Type out the complete listing below word for word, without its pictures.

═════ DATA SEGMENT ═════

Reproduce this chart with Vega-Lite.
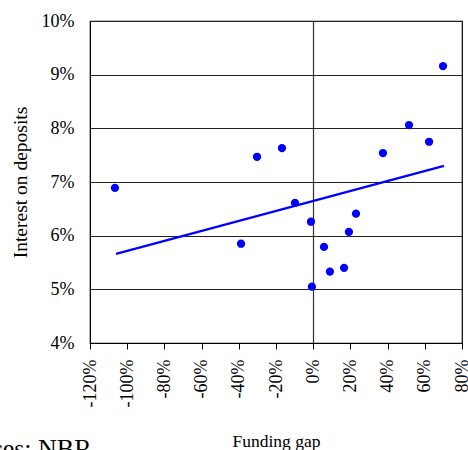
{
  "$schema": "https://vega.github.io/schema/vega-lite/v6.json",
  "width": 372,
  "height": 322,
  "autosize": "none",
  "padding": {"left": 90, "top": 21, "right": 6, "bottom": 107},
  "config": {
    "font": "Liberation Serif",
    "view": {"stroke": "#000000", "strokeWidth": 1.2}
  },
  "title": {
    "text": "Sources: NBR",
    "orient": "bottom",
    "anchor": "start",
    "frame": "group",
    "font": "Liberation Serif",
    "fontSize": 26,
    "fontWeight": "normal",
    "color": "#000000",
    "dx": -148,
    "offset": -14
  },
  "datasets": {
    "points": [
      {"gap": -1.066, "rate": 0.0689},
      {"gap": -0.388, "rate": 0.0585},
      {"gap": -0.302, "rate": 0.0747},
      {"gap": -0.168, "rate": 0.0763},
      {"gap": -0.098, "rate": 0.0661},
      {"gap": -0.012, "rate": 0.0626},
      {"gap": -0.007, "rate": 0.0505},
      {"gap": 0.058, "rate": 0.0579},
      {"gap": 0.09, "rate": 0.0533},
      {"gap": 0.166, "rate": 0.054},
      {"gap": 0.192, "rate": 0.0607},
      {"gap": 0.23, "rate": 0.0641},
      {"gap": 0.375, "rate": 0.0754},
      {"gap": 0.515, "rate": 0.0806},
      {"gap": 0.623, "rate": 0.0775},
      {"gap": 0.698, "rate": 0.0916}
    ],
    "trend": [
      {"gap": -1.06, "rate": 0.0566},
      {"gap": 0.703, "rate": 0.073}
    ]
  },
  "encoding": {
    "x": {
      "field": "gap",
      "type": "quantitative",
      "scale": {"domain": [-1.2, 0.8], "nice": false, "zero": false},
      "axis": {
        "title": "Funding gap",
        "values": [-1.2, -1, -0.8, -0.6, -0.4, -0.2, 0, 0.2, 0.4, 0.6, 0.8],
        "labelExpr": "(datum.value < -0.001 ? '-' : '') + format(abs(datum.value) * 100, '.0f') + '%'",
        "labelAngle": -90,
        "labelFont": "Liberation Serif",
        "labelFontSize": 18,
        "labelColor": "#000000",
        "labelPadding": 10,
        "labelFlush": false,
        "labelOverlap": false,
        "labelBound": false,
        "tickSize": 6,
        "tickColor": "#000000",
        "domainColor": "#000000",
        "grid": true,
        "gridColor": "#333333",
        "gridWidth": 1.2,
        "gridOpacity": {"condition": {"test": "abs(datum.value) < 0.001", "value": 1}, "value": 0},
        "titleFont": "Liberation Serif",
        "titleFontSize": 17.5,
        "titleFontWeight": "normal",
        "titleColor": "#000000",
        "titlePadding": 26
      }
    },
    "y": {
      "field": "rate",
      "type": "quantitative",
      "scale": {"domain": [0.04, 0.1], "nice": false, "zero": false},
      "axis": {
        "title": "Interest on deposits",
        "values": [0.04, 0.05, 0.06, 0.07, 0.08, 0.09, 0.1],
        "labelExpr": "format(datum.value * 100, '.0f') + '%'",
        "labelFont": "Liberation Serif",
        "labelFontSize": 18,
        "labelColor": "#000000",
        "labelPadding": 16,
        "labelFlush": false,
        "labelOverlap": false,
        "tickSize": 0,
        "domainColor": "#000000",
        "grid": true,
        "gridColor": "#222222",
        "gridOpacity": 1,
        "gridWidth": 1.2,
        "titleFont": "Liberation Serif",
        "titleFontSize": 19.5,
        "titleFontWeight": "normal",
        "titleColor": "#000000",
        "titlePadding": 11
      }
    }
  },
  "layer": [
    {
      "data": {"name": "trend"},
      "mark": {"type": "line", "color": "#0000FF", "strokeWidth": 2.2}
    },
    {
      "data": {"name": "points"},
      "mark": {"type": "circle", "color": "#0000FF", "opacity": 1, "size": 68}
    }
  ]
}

═════

[TASK RESULT]
Reproduce this chart with Vega-Lite.
{
  "$schema": "https://vega.github.io/schema/vega-lite/v6.json",
  "width": 372,
  "height": 322,
  "autosize": "none",
  "padding": {"left": 90, "top": 21, "right": 6, "bottom": 107},
  "config": {
    "font": "Liberation Serif",
    "view": {"stroke": "#000000", "strokeWidth": 1.2}
  },
  "title": {
    "text": "Sources: NBR",
    "orient": "bottom",
    "anchor": "start",
    "frame": "group",
    "font": "Liberation Serif",
    "fontSize": 26,
    "fontWeight": "normal",
    "color": "#000000",
    "dx": -148,
    "offset": -14
  },
  "datasets": {
    "points": [
      {"gap": -1.066, "rate": 0.0689},
      {"gap": -0.388, "rate": 0.0585},
      {"gap": -0.302, "rate": 0.0747},
      {"gap": -0.168, "rate": 0.0763},
      {"gap": -0.098, "rate": 0.0661},
      {"gap": -0.012, "rate": 0.0626},
      {"gap": -0.007, "rate": 0.0505},
      {"gap": 0.058, "rate": 0.0579},
      {"gap": 0.09, "rate": 0.0533},
      {"gap": 0.166, "rate": 0.054},
      {"gap": 0.192, "rate": 0.0607},
      {"gap": 0.23, "rate": 0.0641},
      {"gap": 0.375, "rate": 0.0754},
      {"gap": 0.515, "rate": 0.0806},
      {"gap": 0.623, "rate": 0.0775},
      {"gap": 0.698, "rate": 0.0916}
    ],
    "trend": [
      {"gap": -1.06, "rate": 0.0566},
      {"gap": 0.703, "rate": 0.073}
    ]
  },
  "encoding": {
    "x": {
      "field": "gap",
      "type": "quantitative",
      "scale": {"domain": [-1.2, 0.8], "nice": false, "zero": false},
      "axis": {
        "title": "Funding gap",
        "values": [-1.2, -1, -0.8, -0.6, -0.4, -0.2, 0, 0.2, 0.4, 0.6, 0.8],
        "labelExpr": "(datum.value < -0.001 ? '-' : '') + format(abs(datum.value) * 100, '.0f') + '%'",
        "labelAngle": -90,
        "labelFont": "Liberation Serif",
        "labelFontSize": 18,
        "labelColor": "#000000",
        "labelPadding": 10,
        "labelFlush": false,
        "labelOverlap": false,
        "labelBound": false,
        "tickSize": 6,
        "tickColor": "#000000",
        "domainColor": "#000000",
        "grid": true,
        "gridColor": "#333333",
        "gridWidth": 1.2,
        "gridOpacity": {"condition": {"test": "abs(datum.value) < 0.001", "value": 1}, "value": 0},
        "titleFont": "Liberation Serif",
        "titleFontSize": 17.5,
        "titleFontWeight": "normal",
        "titleColor": "#000000",
        "titlePadding": 26
      }
    },
    "y": {
      "field": "rate",
      "type": "quantitative",
      "scale": {"domain": [0.04, 0.1], "nice": false, "zero": false},
      "axis": {
        "title": "Interest on deposits",
        "values": [0.04, 0.05, 0.06, 0.07, 0.08, 0.09, 0.1],
        "labelExpr": "format(datum.value * 100, '.0f') + '%'",
        "labelFont": "Liberation Serif",
        "labelFontSize": 18,
        "labelColor": "#000000",
        "labelPadding": 16,
        "labelFlush": false,
        "labelOverlap": false,
        "tickSize": 0,
        "domainColor": "#000000",
        "grid": true,
        "gridColor": "#222222",
        "gridOpacity": 1,
        "gridWidth": 1.2,
        "titleFont": "Liberation Serif",
        "titleFontSize": 19.5,
        "titleFontWeight": "normal",
        "titleColor": "#000000",
        "titlePadding": 11
      }
    }
  },
  "layer": [
    {
      "data": {"name": "trend"},
      "mark": {"type": "line", "color": "#0000FF", "strokeWidth": 2.2}
    },
    {
      "data": {"name": "points"},
      "mark": {"type": "circle", "color": "#0000FF", "opacity": 1, "size": 68}
    }
  ]
}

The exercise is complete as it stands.